▶ _Directions_: Output the first line of the listing and each line after it, up to and including the line that contains "ax = fig.add_axes([112", exactly as written, minus the pictures.

▶ _Source excerpt_:
========

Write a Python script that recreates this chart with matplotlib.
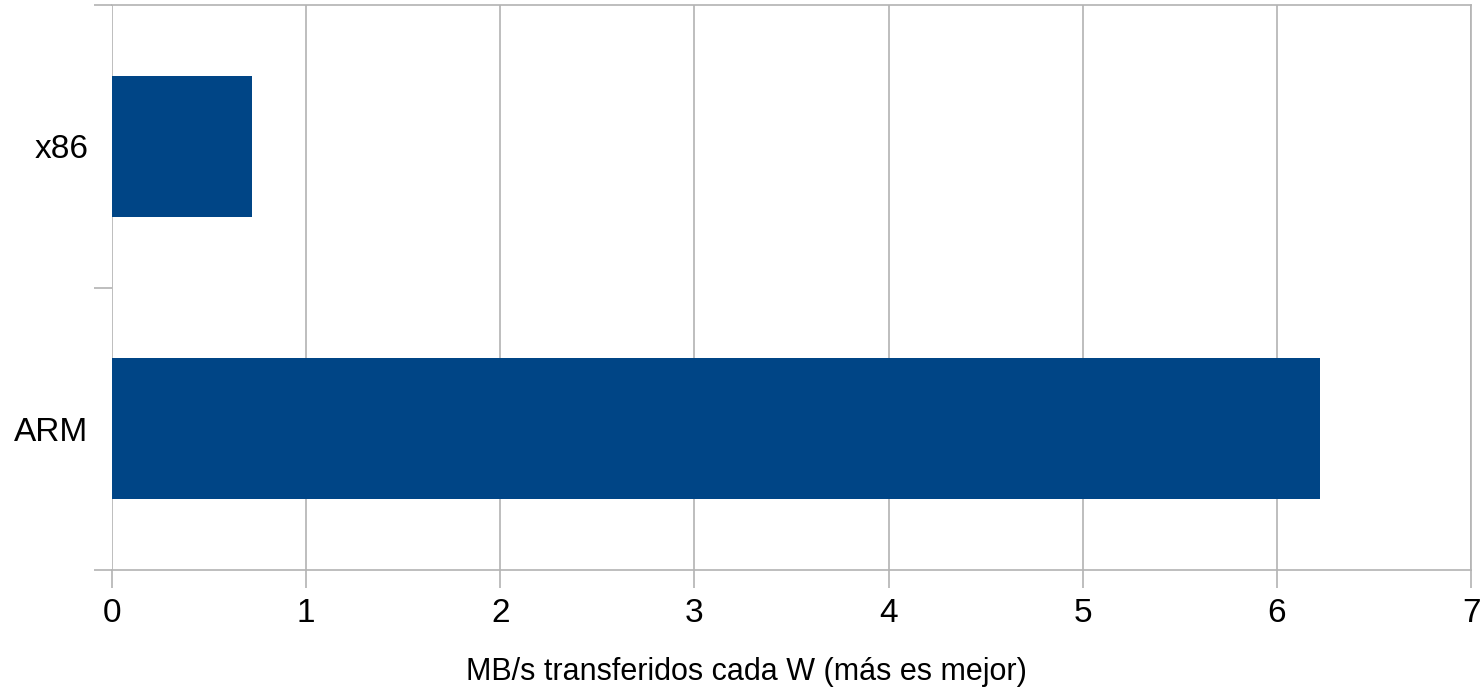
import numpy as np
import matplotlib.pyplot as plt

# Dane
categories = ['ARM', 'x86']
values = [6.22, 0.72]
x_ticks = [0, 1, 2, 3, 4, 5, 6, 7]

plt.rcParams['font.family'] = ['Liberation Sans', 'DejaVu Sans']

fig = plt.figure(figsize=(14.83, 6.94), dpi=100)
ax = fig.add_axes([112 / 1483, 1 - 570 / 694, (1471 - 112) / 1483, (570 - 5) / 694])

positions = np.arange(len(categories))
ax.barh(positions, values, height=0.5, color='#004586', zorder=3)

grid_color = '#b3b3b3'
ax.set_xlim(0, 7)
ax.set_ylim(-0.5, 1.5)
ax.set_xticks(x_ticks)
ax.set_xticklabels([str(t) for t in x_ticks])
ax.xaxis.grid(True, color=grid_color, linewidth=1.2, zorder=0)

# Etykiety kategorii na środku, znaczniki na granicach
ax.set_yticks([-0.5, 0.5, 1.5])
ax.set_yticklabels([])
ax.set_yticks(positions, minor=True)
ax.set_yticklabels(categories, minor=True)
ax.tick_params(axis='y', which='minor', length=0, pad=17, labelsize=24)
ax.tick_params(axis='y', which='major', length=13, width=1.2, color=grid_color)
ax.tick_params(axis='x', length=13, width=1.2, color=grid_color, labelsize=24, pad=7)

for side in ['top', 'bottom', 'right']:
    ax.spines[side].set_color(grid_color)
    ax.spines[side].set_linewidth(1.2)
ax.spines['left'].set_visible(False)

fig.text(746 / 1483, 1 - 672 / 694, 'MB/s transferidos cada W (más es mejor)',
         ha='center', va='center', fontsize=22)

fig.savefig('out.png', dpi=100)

========

▶ _Solution for this task_:
Write a Python script that recreates this chart with matplotlib.
import numpy as np
import matplotlib.pyplot as plt

# Dane
categories = ['ARM', 'x86']
values = [6.22, 0.72]
x_ticks = [0, 1, 2, 3, 4, 5, 6, 7]

plt.rcParams['font.family'] = ['Liberation Sans', 'DejaVu Sans']

fig = plt.figure(figsize=(14.83, 6.94), dpi=100)
ax = fig.add_axes([112 / 1483, 1 - 570 / 694, (1471 - 112) / 1483, (570 - 5) / 694])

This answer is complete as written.